■ Given information

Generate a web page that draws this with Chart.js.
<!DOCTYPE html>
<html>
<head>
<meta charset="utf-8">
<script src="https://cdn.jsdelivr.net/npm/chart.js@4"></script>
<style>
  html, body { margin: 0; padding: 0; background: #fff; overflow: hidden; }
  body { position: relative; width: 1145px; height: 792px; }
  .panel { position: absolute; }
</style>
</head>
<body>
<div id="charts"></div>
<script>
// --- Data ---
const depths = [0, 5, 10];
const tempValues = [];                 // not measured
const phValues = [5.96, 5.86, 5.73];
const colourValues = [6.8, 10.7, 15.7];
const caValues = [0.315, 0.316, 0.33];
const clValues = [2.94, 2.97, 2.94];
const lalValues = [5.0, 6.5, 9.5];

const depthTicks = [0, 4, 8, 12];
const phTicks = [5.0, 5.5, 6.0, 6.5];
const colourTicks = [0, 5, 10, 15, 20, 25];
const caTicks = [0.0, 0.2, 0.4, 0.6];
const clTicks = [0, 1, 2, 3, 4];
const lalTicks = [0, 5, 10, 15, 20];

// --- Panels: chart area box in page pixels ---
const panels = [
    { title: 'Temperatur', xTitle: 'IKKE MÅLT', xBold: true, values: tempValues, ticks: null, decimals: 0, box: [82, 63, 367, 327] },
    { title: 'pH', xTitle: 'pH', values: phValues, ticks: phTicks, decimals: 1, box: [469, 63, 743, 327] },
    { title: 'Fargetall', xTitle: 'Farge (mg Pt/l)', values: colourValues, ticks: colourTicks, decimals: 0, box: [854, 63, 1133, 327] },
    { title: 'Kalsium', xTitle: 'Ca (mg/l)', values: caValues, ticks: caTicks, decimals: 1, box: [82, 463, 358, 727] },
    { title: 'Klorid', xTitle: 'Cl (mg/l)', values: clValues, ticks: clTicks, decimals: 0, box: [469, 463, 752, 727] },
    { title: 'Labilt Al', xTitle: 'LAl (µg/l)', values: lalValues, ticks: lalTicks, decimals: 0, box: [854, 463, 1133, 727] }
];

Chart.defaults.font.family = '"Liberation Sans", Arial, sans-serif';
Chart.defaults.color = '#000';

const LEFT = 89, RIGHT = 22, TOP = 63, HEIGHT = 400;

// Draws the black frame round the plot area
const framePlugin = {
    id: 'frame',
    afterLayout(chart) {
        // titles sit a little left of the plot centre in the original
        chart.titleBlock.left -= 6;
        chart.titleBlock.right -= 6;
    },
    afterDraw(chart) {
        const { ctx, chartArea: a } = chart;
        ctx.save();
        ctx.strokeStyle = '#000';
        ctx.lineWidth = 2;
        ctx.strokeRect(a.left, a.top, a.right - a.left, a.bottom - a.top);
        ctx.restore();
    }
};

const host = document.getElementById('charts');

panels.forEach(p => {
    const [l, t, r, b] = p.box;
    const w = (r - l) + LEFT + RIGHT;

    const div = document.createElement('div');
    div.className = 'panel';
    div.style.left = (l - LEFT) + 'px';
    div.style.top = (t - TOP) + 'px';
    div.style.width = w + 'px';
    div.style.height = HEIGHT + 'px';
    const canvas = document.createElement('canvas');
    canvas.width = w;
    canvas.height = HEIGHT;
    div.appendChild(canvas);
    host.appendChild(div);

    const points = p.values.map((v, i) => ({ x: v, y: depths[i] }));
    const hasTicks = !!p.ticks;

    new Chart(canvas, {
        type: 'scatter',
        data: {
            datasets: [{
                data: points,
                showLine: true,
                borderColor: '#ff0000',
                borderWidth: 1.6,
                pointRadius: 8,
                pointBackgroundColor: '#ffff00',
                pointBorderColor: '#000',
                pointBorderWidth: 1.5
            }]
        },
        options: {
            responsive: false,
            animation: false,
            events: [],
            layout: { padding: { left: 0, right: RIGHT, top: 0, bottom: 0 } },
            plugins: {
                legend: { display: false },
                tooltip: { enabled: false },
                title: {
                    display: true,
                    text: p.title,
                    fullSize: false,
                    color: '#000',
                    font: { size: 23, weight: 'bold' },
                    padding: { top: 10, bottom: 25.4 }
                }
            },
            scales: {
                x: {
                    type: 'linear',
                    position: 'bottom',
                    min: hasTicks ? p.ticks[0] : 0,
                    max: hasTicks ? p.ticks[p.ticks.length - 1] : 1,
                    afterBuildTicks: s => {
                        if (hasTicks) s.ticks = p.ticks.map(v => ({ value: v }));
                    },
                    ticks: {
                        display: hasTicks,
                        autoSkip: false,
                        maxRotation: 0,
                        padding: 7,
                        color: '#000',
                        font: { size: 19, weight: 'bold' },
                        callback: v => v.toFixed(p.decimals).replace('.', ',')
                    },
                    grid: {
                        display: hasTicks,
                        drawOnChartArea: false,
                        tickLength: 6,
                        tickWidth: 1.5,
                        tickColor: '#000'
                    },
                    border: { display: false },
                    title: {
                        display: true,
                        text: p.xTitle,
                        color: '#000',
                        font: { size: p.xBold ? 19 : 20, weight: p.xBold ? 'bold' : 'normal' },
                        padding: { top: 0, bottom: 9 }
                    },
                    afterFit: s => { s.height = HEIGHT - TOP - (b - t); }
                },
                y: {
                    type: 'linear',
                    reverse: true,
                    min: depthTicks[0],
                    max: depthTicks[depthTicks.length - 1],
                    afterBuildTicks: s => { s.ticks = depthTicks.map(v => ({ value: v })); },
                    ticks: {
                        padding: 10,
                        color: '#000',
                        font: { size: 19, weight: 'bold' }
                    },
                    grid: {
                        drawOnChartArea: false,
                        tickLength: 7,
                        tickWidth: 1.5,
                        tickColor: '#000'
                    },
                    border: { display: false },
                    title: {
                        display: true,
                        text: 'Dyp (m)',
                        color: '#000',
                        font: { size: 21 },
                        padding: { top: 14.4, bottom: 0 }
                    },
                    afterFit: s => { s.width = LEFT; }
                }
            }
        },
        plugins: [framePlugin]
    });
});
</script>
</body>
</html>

■ The exercise
Retype the whole listing above exactly.

■ Response for this exercise
Generate a web page that draws this with Chart.js.
<!DOCTYPE html>
<html>
<head>
<meta charset="utf-8">
<script src="https://cdn.jsdelivr.net/npm/chart.js@4"></script>
<style>
  html, body { margin: 0; padding: 0; background: #fff; overflow: hidden; }
  body { position: relative; width: 1145px; height: 792px; }
  .panel { position: absolute; }
</style>
</head>
<body>
<div id="charts"></div>
<script>
// --- Data ---
const depths = [0, 5, 10];
const tempValues = [];                 // not measured
const phValues = [5.96, 5.86, 5.73];
const colourValues = [6.8, 10.7, 15.7];
const caValues = [0.315, 0.316, 0.33];
const clValues = [2.94, 2.97, 2.94];
const lalValues = [5.0, 6.5, 9.5];

const depthTicks = [0, 4, 8, 12];
const phTicks = [5.0, 5.5, 6.0, 6.5];
const colourTicks = [0, 5, 10, 15, 20, 25];
const caTicks = [0.0, 0.2, 0.4, 0.6];
const clTicks = [0, 1, 2, 3, 4];
const lalTicks = [0, 5, 10, 15, 20];

// --- Panels: chart area box in page pixels ---
const panels = [
    { title: 'Temperatur', xTitle: 'IKKE MÅLT', xBold: true, values: tempValues, ticks: null, decimals: 0, box: [82, 63, 367, 327] },
    { title: 'pH', xTitle: 'pH', values: phValues, ticks: phTicks, decimals: 1, box: [469, 63, 743, 327] },
    { title: 'Fargetall', xTitle: 'Farge (mg Pt/l)', values: colourValues, ticks: colourTicks, decimals: 0, box: [854, 63, 1133, 327] },
    { title: 'Kalsium', xTitle: 'Ca (mg/l)', values: caValues, ticks: caTicks, decimals: 1, box: [82, 463, 358, 727] },
    { title: 'Klorid', xTitle: 'Cl (mg/l)', values: clValues, ticks: clTicks, decimals: 0, box: [469, 463, 752, 727] },
    { title: 'Labilt Al', xTitle: 'LAl (µg/l)', values: lalValues, ticks: lalTicks, decimals: 0, box: [854, 463, 1133, 727] }
];

Chart.defaults.font.family = '"Liberation Sans", Arial, sans-serif';
Chart.defaults.color = '#000';

const LEFT = 89, RIGHT = 22, TOP = 63, HEIGHT = 400;

// Draws the black frame round the plot area
const framePlugin = {
    id: 'frame',
    afterLayout(chart) {
        // titles sit a little left of the plot centre in the original
        chart.titleBlock.left -= 6;
        chart.titleBlock.right -= 6;
    },
    afterDraw(chart) {
        const { ctx, chartArea: a } = chart;
        ctx.save();
        ctx.strokeStyle = '#000';
        ctx.lineWidth = 2;
        ctx.strokeRect(a.left, a.top, a.right - a.left, a.bottom - a.top);
        ctx.restore();
    }
};

const host = document.getElementById('charts');

panels.forEach(p => {
    const [l, t, r, b] = p.box;
    const w = (r - l) + LEFT + RIGHT;

    const div = document.createElement('div');
    div.className = 'panel';
    div.style.left = (l - LEFT) + 'px';
    div.style.top = (t - TOP) + 'px';
    div.style.width = w + 'px';
    div.style.height = HEIGHT + 'px';
    const canvas = document.createElement('canvas');
    canvas.width = w;
    canvas.height = HEIGHT;
    div.appendChild(canvas);
    host.appendChild(div);

    const points = p.values.map((v, i) => ({ x: v, y: depths[i] }));
    const hasTicks = !!p.ticks;

    new Chart(canvas, {
        type: 'scatter',
        data: {
            datasets: [{
                data: points,
                showLine: true,
                borderColor: '#ff0000',
                borderWidth: 1.6,
                pointRadius: 8,
                pointBackgroundColor: '#ffff00',
                pointBorderColor: '#000',
                pointBorderWidth: 1.5
            }]
        },
        options: {
            responsive: false,
            animation: false,
            events: [],
            layout: { padding: { left: 0, right: RIGHT, top: 0, bottom: 0 } },
            plugins: {
                legend: { display: false },
                tooltip: { enabled: false },
                title: {
                    display: true,
                    text: p.title,
                    fullSize: false,
                    color: '#000',
                    font: { size: 23, weight: 'bold' },
                    padding: { top: 10, bottom: 25.4 }
                }
            },
            scales: {
                x: {
                    type: 'linear',
                    position: 'bottom',
                    min: hasTicks ? p.ticks[0] : 0,
                    max: hasTicks ? p.ticks[p.ticks.length - 1] : 1,
                    afterBuildTicks: s => {
                        if (hasTicks) s.ticks = p.ticks.map(v => ({ value: v }));
                    },
                    ticks: {
                        display: hasTicks,
                        autoSkip: false,
                        maxRotation: 0,
                        padding: 7,
                        color: '#000',
                        font: { size: 19, weight: 'bold' },
                        callback: v => v.toFixed(p.decimals).replace('.', ',')
                    },
                    grid: {
                        display: hasTicks,
                        drawOnChartArea: false,
                        tickLength: 6,
                        tickWidth: 1.5,
                        tickColor: '#000'
                    },
                    border: { display: false },
                    title: {
                        display: true,
                        text: p.xTitle,
                        color: '#000',
                        font: { size: p.xBold ? 19 : 20, weight: p.xBold ? 'bold' : 'normal' },
                        padding: { top: 0, bottom: 9 }
                    },
                    afterFit: s => { s.height = HEIGHT - TOP - (b - t); }
                },
                y: {
                    type: 'linear',
                    reverse: true,
                    min: depthTicks[0],
                    max: depthTicks[depthTicks.length - 1],
                    afterBuildTicks: s => { s.ticks = depthTicks.map(v => ({ value: v })); },
                    ticks: {
                        padding: 10,
                        color: '#000',
                        font: { size: 19, weight: 'bold' }
                    },
                    grid: {
                        drawOnChartArea: false,
                        tickLength: 7,
                        tickWidth: 1.5,
                        tickColor: '#000'
                    },
                    border: { display: false },
                    title: {
                        display: true,
                        text: 'Dyp (m)',
                        color: '#000',
                        font: { size: 21 },
                        padding: { top: 14.4, bottom: 0 }
                    },
                    afterFit: s => { s.width = LEFT; }
                }
            }
        },
        plugins: [framePlugin]
    });
});
</script>
</body>
</html>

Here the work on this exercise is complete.